July 5, 2026
The forecast? Comment-section chaos
Is The Economist Always Wrong?
The magazine put AI on its own crystal ball — and readers say the answer is painfully obvious
TLDR: The Economist used AI to grade its past predictions and concluded it does okay, especially on less daring calls. Commenters were savage, joking that the headline answers itself with “yes” and mocking the whole exercise as paywalled AI-marked homework.
The Economist tried a bold bit of self-checking: it fed about 7,000 of its editorials into an artificial intelligence system to see how often its big predictions about the future actually came true. The magazine says the results were pretty reassuring overall. Safe, mainstream predictions did best, wild swings did worse, and a few middle-of-the-road calls — like saying Bitcoin might stick around back in 2013 — turned out spectacularly well. But the internet was not in a forgiving mood.
In the comments, readers basically treated this like a confession wrapped in a science project. The harshest verdict? "It’s always wrong when it really matters." Ouch. Another commenter went straight for the jugular with the meme-ready line that this was a rare case where a question headline is answered with “yes.” And then came the full internet triple-stack insult: one user sneered that this was Betteridge’s law wrapped in a paywall wrapped in an AI article pretending to be expert analysis — which is the kind of roast you can almost hear people forwarding to group chats.

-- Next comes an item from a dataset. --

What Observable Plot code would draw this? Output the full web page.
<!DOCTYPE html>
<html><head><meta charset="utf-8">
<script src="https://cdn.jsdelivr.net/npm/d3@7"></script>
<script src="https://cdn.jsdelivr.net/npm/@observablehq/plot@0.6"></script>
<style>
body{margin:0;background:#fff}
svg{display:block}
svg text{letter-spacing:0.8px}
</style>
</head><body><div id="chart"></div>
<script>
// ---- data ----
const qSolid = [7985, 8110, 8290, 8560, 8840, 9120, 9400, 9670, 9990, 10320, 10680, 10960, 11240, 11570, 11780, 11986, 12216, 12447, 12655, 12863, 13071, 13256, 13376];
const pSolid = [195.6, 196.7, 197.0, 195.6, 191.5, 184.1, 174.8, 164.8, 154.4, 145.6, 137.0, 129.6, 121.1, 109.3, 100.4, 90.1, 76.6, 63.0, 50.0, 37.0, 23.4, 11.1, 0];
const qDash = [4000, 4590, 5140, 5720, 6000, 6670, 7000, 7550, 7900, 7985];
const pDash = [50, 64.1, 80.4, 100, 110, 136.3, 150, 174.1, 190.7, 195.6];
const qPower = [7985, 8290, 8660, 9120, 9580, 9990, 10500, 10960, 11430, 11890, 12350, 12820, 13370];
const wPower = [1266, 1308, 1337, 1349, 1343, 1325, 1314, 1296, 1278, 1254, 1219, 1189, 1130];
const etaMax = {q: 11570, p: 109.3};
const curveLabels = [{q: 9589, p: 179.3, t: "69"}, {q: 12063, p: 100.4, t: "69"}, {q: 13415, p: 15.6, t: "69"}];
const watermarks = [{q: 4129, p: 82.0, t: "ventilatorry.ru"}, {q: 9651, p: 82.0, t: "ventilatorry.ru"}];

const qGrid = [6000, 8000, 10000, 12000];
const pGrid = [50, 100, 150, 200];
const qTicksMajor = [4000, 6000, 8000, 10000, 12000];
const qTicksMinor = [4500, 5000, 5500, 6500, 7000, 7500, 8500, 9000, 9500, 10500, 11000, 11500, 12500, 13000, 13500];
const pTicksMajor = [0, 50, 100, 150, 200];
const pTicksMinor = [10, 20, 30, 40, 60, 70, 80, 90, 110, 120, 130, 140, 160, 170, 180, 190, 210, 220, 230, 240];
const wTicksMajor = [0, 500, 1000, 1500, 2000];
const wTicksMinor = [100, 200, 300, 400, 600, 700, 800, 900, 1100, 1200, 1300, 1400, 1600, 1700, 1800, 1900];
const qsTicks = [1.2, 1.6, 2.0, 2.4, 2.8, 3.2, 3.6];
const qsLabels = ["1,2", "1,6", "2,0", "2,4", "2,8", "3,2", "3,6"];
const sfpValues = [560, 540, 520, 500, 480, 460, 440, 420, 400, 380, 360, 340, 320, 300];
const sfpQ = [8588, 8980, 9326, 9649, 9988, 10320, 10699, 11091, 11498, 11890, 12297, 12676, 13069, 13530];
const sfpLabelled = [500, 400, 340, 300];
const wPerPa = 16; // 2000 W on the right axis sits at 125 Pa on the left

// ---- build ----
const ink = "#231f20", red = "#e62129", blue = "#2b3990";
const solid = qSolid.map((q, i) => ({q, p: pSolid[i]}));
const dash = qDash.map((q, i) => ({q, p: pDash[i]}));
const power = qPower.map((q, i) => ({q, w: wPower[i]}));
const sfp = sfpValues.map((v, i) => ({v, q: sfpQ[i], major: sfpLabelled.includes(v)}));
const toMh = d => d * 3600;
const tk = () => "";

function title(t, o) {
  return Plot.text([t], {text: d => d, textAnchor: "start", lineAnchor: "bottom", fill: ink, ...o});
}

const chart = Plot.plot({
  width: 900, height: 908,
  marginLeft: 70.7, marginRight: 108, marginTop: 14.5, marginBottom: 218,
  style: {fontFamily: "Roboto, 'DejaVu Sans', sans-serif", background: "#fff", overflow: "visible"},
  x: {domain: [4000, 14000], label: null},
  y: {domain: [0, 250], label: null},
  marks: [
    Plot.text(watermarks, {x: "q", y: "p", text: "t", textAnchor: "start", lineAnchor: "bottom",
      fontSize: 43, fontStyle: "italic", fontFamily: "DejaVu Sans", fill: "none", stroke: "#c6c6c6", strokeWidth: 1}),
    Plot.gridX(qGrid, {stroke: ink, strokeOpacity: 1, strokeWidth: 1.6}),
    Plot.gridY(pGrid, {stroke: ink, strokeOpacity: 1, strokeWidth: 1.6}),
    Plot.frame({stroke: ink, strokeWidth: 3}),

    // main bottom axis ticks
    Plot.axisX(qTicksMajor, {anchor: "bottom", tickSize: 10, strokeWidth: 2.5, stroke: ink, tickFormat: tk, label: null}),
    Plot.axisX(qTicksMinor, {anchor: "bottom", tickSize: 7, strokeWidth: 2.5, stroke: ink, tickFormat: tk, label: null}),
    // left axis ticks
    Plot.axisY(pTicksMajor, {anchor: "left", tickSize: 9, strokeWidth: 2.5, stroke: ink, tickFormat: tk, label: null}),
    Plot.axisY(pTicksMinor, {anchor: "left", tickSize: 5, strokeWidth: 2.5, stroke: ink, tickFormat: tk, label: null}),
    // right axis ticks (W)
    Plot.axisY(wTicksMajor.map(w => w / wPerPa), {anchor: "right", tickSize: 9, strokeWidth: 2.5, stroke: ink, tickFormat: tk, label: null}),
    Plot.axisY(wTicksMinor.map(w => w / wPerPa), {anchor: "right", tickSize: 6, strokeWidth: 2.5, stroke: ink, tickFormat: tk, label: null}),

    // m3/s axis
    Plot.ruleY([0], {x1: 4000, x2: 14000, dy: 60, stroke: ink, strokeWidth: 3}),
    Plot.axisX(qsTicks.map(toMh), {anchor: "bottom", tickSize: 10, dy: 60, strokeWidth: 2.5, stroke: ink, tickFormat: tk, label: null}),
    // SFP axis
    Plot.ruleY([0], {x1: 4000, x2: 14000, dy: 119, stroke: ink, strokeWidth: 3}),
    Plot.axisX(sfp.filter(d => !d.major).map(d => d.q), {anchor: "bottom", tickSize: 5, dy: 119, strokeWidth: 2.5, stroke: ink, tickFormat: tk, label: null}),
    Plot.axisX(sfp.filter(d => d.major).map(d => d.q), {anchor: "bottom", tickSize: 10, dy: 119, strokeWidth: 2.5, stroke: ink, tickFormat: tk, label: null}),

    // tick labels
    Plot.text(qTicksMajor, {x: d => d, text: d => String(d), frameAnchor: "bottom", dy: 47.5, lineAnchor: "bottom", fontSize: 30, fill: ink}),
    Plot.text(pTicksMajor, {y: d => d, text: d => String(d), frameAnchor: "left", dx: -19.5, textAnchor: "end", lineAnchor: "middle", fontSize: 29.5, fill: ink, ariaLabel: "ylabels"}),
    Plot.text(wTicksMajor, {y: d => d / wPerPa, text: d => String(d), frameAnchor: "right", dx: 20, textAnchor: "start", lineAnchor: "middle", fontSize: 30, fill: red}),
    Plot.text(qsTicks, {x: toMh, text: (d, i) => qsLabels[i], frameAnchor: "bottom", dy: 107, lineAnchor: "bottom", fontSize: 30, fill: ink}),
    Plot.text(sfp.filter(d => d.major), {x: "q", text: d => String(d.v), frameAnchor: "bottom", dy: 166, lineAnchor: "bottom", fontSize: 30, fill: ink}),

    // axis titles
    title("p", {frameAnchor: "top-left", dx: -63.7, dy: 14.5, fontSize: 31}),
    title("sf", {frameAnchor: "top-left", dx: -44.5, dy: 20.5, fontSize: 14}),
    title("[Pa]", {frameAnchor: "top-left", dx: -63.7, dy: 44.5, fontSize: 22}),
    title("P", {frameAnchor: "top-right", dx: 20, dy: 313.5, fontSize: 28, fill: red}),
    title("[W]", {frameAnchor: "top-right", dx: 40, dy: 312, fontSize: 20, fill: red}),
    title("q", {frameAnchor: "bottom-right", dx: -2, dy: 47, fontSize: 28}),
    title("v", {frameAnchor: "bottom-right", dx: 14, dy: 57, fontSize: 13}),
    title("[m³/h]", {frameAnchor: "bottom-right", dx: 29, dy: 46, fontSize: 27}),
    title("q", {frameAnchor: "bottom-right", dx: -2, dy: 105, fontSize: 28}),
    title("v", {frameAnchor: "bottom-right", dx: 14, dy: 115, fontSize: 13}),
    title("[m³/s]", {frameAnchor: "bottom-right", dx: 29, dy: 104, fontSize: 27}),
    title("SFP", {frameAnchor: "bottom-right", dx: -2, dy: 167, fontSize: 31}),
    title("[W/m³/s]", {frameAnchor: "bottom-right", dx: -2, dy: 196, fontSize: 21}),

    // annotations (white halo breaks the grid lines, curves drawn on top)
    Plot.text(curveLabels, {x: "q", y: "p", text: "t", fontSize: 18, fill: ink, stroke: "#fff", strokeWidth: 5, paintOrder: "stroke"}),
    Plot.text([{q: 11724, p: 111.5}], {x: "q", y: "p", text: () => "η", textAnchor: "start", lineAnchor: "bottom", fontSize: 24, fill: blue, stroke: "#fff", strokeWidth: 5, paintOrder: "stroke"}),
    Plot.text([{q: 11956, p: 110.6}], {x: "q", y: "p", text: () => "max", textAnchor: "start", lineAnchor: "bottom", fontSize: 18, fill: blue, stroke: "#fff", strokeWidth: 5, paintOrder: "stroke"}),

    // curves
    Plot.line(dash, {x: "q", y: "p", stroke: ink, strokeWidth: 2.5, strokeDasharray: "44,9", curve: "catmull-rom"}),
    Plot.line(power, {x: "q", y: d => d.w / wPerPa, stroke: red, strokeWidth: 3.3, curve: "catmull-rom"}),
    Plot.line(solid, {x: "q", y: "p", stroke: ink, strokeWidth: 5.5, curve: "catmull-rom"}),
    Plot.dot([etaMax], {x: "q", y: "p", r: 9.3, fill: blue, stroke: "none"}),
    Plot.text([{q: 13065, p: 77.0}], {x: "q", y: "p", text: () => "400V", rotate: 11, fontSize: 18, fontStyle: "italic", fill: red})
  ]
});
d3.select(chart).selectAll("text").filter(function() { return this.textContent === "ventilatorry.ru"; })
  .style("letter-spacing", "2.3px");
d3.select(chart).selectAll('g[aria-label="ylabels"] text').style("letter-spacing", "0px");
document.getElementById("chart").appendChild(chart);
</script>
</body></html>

Even the chart got dragged. One reader complained the graphic was so cluttered it was basically useless, turning a grand data exercise into a blurry cloud of dots. Another skipped the whole paywall drama by posting an archive link, which honestly says everything about the vibe. The real consensus? People aren’t just debating whether The Economist predicts badly — they’re questioning whether using AI to judge your own homework makes the whole thing look even sillier.
Key Points
- •The Economist used GPT-5.5 to analyze about 7,000 leader articles from this millennium and identified roughly 1,400 that contained falsifiable predictions.

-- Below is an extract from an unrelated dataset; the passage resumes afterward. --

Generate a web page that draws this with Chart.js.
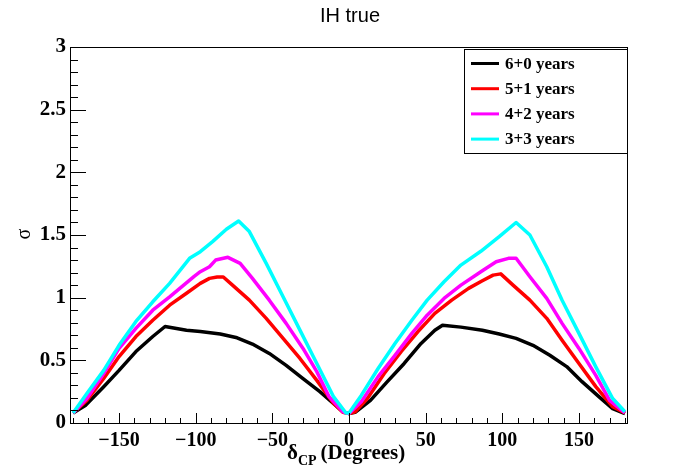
<!DOCTYPE html>
<html>
<head>
<meta charset="utf-8">
<script src="https://cdn.jsdelivr.net/npm/chart.js@4.4.1/dist/chart.umd.min.js"></script>
<style>
  body { margin: 0; background: #fff; }
  canvas { display: block; }
</style>
</head>
<body>
<canvas id="grafico" width="698" height="471"></canvas>
<script>
const titulo = 'IH true';
const rotulos = ['6+0 years', '5+1 years', '4+2 years', '3+3 years'];
const cores = ['#000000', '#ff0000', '#ff00ff', '#00ffff'];
const ticksX = [-150, -100, -50, 0, 50, 100, 150];

const xPreto = [-180,-172,-160,-150,-139,-128,-120,-106,-97,-84,-73,-63,-52,-41,-30,-19,-10,-4,0,4,14,25,36,47,56,61,73,87,98,109,120,131,142,152,163,172,180];
const yPreto = [0.08,0.14,0.29,0.42,0.57,0.69,0.77,0.74,0.73,0.71,0.68,0.63,0.555,0.46,0.355,0.25,0.155,0.09,0.075,0.085,0.18,0.33,0.475,0.635,0.74,0.78,0.765,0.74,0.71,0.675,0.62,0.54,0.45,0.33,0.21,0.115,0.075];

const xVermelho = [-180,-171,-160,-150,-139,-128,-117,-106,-97,-91,-86,-82,-76,-65,-54,-43,-32,-21,-10,-4,0,4,12,23,34,45,56,67,78,87,94,99,107,118,129,139,150,161,172,180];
const yVermelho = [0.08,0.18,0.355,0.53,0.69,0.82,0.94,1.035,1.114,1.154,1.165,1.165,1.1,0.98,0.835,0.675,0.515,0.34,0.155,0.085,0.075,0.09,0.195,0.395,0.57,0.73,0.875,0.98,1.074,1.135,1.18,1.19,1.1,0.98,0.835,0.66,0.475,0.29,0.13,0.08];

const xMagenta = [-180,-171,-160,-150,-139,-128,-117,-101,-97,-91,-87,-79,-71,-63,-52,-41,-30,-21,-13,-4,0,8,19,30,41,51,62,73,87,96,104,109,118,129,139,150,161,170,180];
const yMagenta = [0.08,0.195,0.395,0.595,0.755,0.9,1.007,1.17,1.207,1.247,1.3,1.322,1.274,1.154,0.98,0.795,0.595,0.41,0.21,0.09,0.075,0.17,0.37,0.54,0.715,0.86,0.994,1.1,1.215,1.287,1.314,1.314,1.167,0.994,0.795,0.595,0.38,0.18,0.08];

const xCiano = [-180,-171,-160,-150,-139,-128,-117,-104,-97,-89,-80,-72,-65,-54,-43,-32,-21,-10,-2,0,8,19,30,41,51,62,73,86,98,109,118,129,139,150,161,172,180];
const yCiano = [0.08,0.235,0.42,0.62,0.81,0.967,1.114,1.314,1.367,1.447,1.546,1.612,1.527,1.274,1.007,0.741,0.475,0.208,0.08,0.08,0.22,0.435,0.635,0.82,0.98,1.127,1.26,1.37,1.487,1.6,1.5,1.247,0.98,0.715,0.448,0.195,0.09];

const fonteSerif = '"Liberation Serif", "DejaVu Serif", serif';

function montaPontos(xs, ys) {
    return xs.map((x, i) => ({ x: x, y: ys[i] }));
}

function montaDataset(i, xs, ys) {
    return {
        label: rotulos[i],
        data: montaPontos(xs, ys),
        borderColor: cores[i],
        backgroundColor: cores[i],
        borderWidth: 3.5,
        borderJoinStyle: 'round',
        pointRadius: 0,
        tension: 0,
        fill: false,
        order: 3 - i
    };
}

// moldura, ticks para dentro, titulos e legenda no estilo ROOT
const estiloRoot = {
    id: 'estiloRoot',
    afterDatasetsDraw(chart) {
        const ctx = chart.ctx;
        const area = chart.chartArea;
        const sx = chart.scales.x;
        const sy = chart.scales.y;

        ctx.save();
        ctx.strokeStyle = '#000';
        ctx.lineWidth = 1;
        ctx.strokeRect(area.left + 0.5, area.top + 0.5, area.right - area.left - 1, area.bottom - area.top);

        ctx.beginPath();
        for (let v = -180; v <= 180; v += 10) {
            const px = Math.round(sx.getPixelForValue(v)) + 0.5;
            const len = (v % 50 === 0) ? 10 : 5;
            ctx.moveTo(px, area.bottom);
            ctx.lineTo(px, area.bottom - len);
        }
        for (let k = 0; k <= 30; k++) {
            const py = Math.round(sy.getPixelForValue(k / 10)) + 0.5;
            const len = (k % 5 === 0) ? 16 : 8;
            ctx.moveTo(area.left, py);
            ctx.lineTo(area.left + len, py);
        }
        ctx.stroke();

        // legenda
        const lx = 464, ly = 49, lw = 164, lh = 105;
        ctx.fillStyle = '#fff';
        ctx.fillRect(lx, ly, lw, lh);
        ctx.strokeRect(lx + 0.5, ly + 0.5, lw - 1, lh - 1);
        ctx.font = 'bold 17px ' + fonteSerif;
        ctx.textBaseline = 'middle';
        ctx.textAlign = 'left';
        chart.data.datasets.forEach((ds, i) => {
            const yy = 63.5 + i * 25.2;
            ctx.strokeStyle = ds.borderColor;
            ctx.lineWidth = 3;
            ctx.beginPath();
            ctx.moveTo(471, yy);
            ctx.lineTo(499, yy);
            ctx.stroke();
            ctx.fillStyle = '#000';
            ctx.fillText(ds.label, 505, yy + 1);
        });

        // titulo
        ctx.fillStyle = '#000';
        ctx.font = '20px "Liberation Sans", Arial, sans-serif';
        ctx.textAlign = 'center';
        ctx.textBaseline = 'middle';
        ctx.fillText(titulo, 350, 16);

        // titulo eixo x: delta_CP (Degrees)
        ctx.textAlign = 'left';
        ctx.textBaseline = 'alphabetic';
        ctx.font = 'bold 21px ' + fonteSerif;
        let xx = 287;
        ctx.fillText('\u03b4', xx, 459);
        xx += ctx.measureText('\u03b4').width;
        ctx.font = 'bold 14px ' + fonteSerif;
        ctx.fillText('CP', xx, 465);
        xx += ctx.measureText('CP').width + 4;
        ctx.font = 'bold 21px ' + fonteSerif;
        ctx.fillText('(Degrees)', xx, 459);

        // titulo eixo y: sigma
        ctx.save();
        ctx.translate(25, 234);
        ctx.rotate(-Math.PI / 2);
        ctx.font = '20px ' + fonteSerif;
        ctx.textAlign = 'center';
        ctx.textBaseline = 'middle';
        ctx.fillText('\u03c3', 0, 0);
        ctx.restore();

        ctx.restore();
    }
};

function renderizarGrafico() {
    const datasets = [
        montaDataset(0, xPreto, yPreto),
        montaDataset(1, xVermelho, yVermelho),
        montaDataset(2, xMagenta, yMagenta),
        montaDataset(3, xCiano, yCiano)
    ];

    const ctx = document.getElementById('grafico').getContext('2d');
    window.meuGrafico = new Chart(ctx, {
        type: 'line',
        data: { datasets: datasets },
        options: {
            responsive: false,
            animation: false,
            layout: { padding: { left: 0, right: 70, top: 47, bottom: 0 } },
            plugins: {
                legend: { display: false },
                title: { display: false },
                tooltip: { enabled: false }
            },
            scales: {
                x: {
                    type: 'linear',
                    min: -182,
                    max: 182,
                    afterFit: (s) => { s.height = 48; },
                    afterBuildTicks: (s) => {
                        s.ticks = ticksX.map(v => ({ value: v }));
                    },
                    grid: { display: false, drawTicks: false },
                    border: { display: false },
                    ticks: {
                        padding: 6,
                        color: '#000',
                        font: { family: fonteSerif, size: 20, weight: 'bold' },
                        callback: (v) => String(v).replace('-', '\u2212')
                    }
                },
                y: {
                    min: 0,
                    max: 3,
                    afterFit: (s) => { s.width = 70; },
                    grid: { display: false, drawTicks: false },
                    border: { display: false },
                    ticks: {
                        stepSize: 0.5,
                        padding: 4,
                        color: '#000',
                        font: { family: fonteSerif, size: 21, weight: 'bold' },
                        callback: (v) => String(Math.round(v * 10) / 10)
                    }
                }
            }
        },
        plugins: [estiloRoot]
    });
}

window.onload = function() {
    renderizarGrafico();
};
</script>
</body>
</html>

- •The AI scored each prediction on contrarianism and accuracy, with multiple runs averaged.
- •The article says highly conventional forecasts tended to be more accurate, while the most contrarian forecasts were less accurate.
- •Examples of misses include forecasts on oil prices and oil demand, while cited successes include a 2007 call on Vladimir Putin’s continued rule and a 2013 call that Bitcoin had staying power.
- •The article says its forecasts performed best when they were neither very conventional nor extremely contrarian, claiming better-than-even odds of being correct in that middle range.